Sementara Ketua Umum Institut Akuntan Publik Indonesia (IAPI) Tarkosunaryo menambahkan laporan keuangan Jiwasraya pada 2017 mencatatkan laba Rp 360 miliar. Namun ada yang aneh dengan opini yang dikeluarkan oleh akuntan publik bahwa laporan itu mendapatkan opini modifikasian.
“Tidak menjelaskan lebih lanjut apa yang menyebabkan bahwa laporan keuangannya dengan modifikasian," ucapnya.
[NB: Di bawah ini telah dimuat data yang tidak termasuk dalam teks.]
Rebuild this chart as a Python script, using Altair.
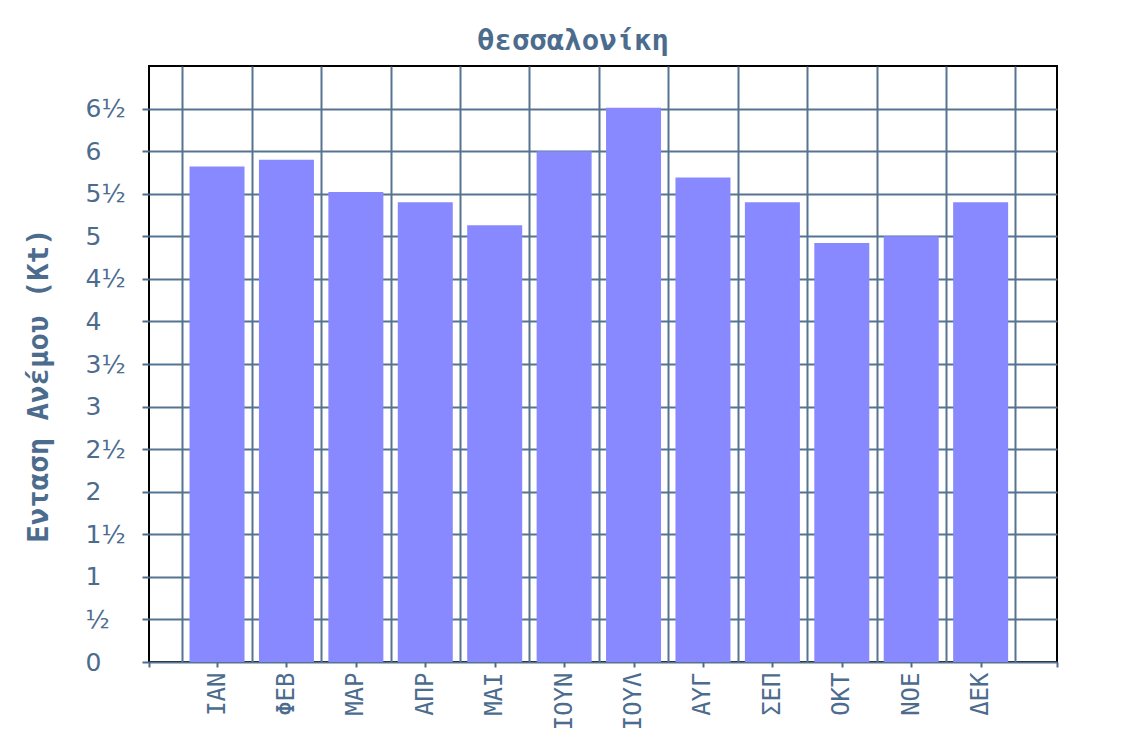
import altair as alt
import pandas as pd

# ---- data ----
months = ["ΙΑΝ", "ΦΕΒ", "ΜΑΡ", "ΑΠΡ", "ΜΑΙ", "ΙΟΥΝ", "ΙΟΥΛ", "ΑΥΓ", "ΣΕΠ", "ΟΚΤ", "ΝΟΕ", "ΔΕΚ"]
positions = list(range(1, 13))
wind_kt = [5.82, 5.90, 5.52, 5.40, 5.13, 6.00, 6.51, 5.69, 5.40, 4.92, 5.00, 5.40]
y_ticks = [0, 0.5, 1, 1.5, 2, 2.5, 3, 3.5, 4, 4.5, 5, 5.5, 6, 6.5]
x_grid = [0.5 + i for i in range(13)]
x_ticks = [0.02] + positions + [13.1]

df = pd.DataFrame({"month": months, "pos": positions, "wind": wind_kt})

STEEL = "#4c6c8e"
GRID = "#56748f"

x_scale = alt.Scale(domain=[0.02, 13.1], nice=False, zero=False, padding=0)
y_scale = alt.Scale(domain=[0, 7], nice=False, zero=True, padding=0)

month_arr = "[" + ",".join("'" + m + "'" for m in months) + "]"
x_label_expr = ("datum.value >= 1 && datum.value <= 12 ? " + month_arr +
                "[round(datum.value) - 1] : ''")
y_label_expr = ("(datum.value >= 1 || datum.value == 0 ? '' + floor(datum.value) : '\u2007')"
                " + (datum.value % 1 != 0 ? '½' : '')")

bars = alt.Chart(df).mark_bar(size=55, color="#8888ff").encode(
    x=alt.X("pos:Q", scale=x_scale,
            axis=alt.Axis(orient="bottom", values=x_ticks, labelExpr=x_label_expr,
                          grid=False, domain=False, ticks=True, tickSize=5, tickWidth=2,
                          tickColor=STEEL, labelAngle=-90, labelPadding=5,
                          labelFont="DejaVu Sans Mono", labelFontSize=24,
                          labelColor=STEEL, title=None, labelOverlap=False)),
    y=alt.Y("wind:Q", scale=y_scale,
            axis=alt.Axis(values=y_ticks, labelExpr=y_label_expr, grid=True,
                          gridColor=GRID, gridWidth=2, gridOpacity=1,
                          domain=False, tickSize=7, tickWidth=2, tickColor=STEEL,
                          labelAlign="left", labelPadding=57, labelBaseline="middle",
                          labelFont="DejaVu Sans", labelFontSize=25, labelColor=STEEL,
                          labelOverlap=False,
                          title="Ενταση Ανέμου (Kt)", titleFont="DejaVu Sans Mono",
                          titleFontSize=29, titleFontWeight="bold", titleColor=STEEL,
                          titleAngle=270, titleAlign="center", titleBaseline="middle",
                          titleX=-111, titleY=319)),
)

grid_layer = alt.Chart(df).mark_point(opacity=0, size=0).encode(
    x=alt.X("pos:Q", scale=x_scale,
            axis=alt.Axis(orient="bottom", values=x_grid, grid=True, gridColor=GRID,
                          gridWidth=2, gridOpacity=1, labels=False, ticks=False,
                          domain=False, title=None)),
)

chart = alt.layer(grid_layer, bars).resolve_scale(x="shared").resolve_axis(
    x="independent"
).properties(
    width=908,
    height=596,
    autosize=alt.AutoSizeParams(type="none"),
    padding={"left": 141, "top": 58, "right": 64, "bottom": 72},
    background="white",
    title=alt.TitleParams("θεσσαλονίκη", font="DejaVu Sans Mono", fontSize=29,
                          fontWeight="bold", color=STEEL, anchor="middle",
                          dx=-30, offset=10),
).configure_view(stroke="black", strokeWidth=2)

chart.save("out.html", embed_options={"renderer": "svg", "actions": False})
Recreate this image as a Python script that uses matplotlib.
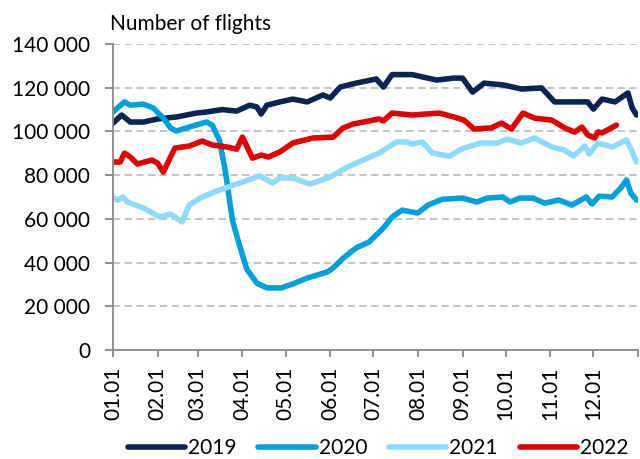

Badan Pemeriksa Keuangan (BPK)dalam paparan publiknya pada 8 Januari 2020 mempertegas bahwa opini auditor akuntan publik atas laporan keuangan AJS 2017 tersebut adalah “opini tidak wajar” atau “adverse opinion” karena kekurangan cadangan teknis sebesar Rp 7 triliun. Hal ini berarti bahwa laba yang diumumkan oleh direksi pada 2017 sebesar Rp 360 miliar adalah tidak tepat menurut auditor, yang seharusnya rugi Rp 7 triliun tersebut.
“Informasi yang kami dapatkan bahwa laporan keuangan AJS tahun buku 2018 belum diaudit oleh akuntan publik hingga pada saat ini, sehingga laporan keuangan atau apapun terkait dengan informasi keuangan AJS tidak ada sangkut pautnya dengan akuntan publik. Kami menyayangkan laporan keuangan lengkap beserta laporan tahunan tahun 2017 dan 2018 tidak dipublikasikan kepada masyarakat sebagaimana yang dilakukan untuk tahun-tahun sebelumnya. Hal ini mengurangi transparansi dan akuntabilitas perusahaan,” jelasnya.
Berdasarkan ketentuan UU Perseroan Terbatas bahwa laporan keuangan yang disusun sesuai standar akuntansi keuangan yang berlaku, sepenuhnya merupakan tanggung jawab dari Direksi AJS dengan pengawasan oleh Dewan Komisaris. Setelah disetujui oleh Direksi dan Dewan Komisaris lalu di audit oleh Akuntan Publik, laporan keuangan kemudian disahkan oleh RUPS.
Akuntan publik selaku pihak eksternal yang ditunjuk perusahaan untuk melakukan audit atas laporan keuangan bertanggung jawab atas opini auditor atas laporan keuangan. Audit berbeda dengan menyusun laporan keuangan, laporan keuangan dibuat oleh direksi yang dibantu oleh stafnya.
Audit adalah suatu kegiatan yang dilakukan auditor dalam rangka mendapatkan bukti-bukti untuk membuat simpulan penilaian apakah laporan keuangan telah disajikan sesuai dengan standar akuntansi keuangan yang berlaku. Peran audit untuk meningkatkan reliabilitas laporan keuangan.
Opini auditor dituangkan dalam suatu laporan auditor yang memuat simpulan opini, yang kemudian laporan auditor tersebut dilekatkan pada laporan keuangan yang disusun dan disetujui oleh direksi untuk kemudian diterbitkan.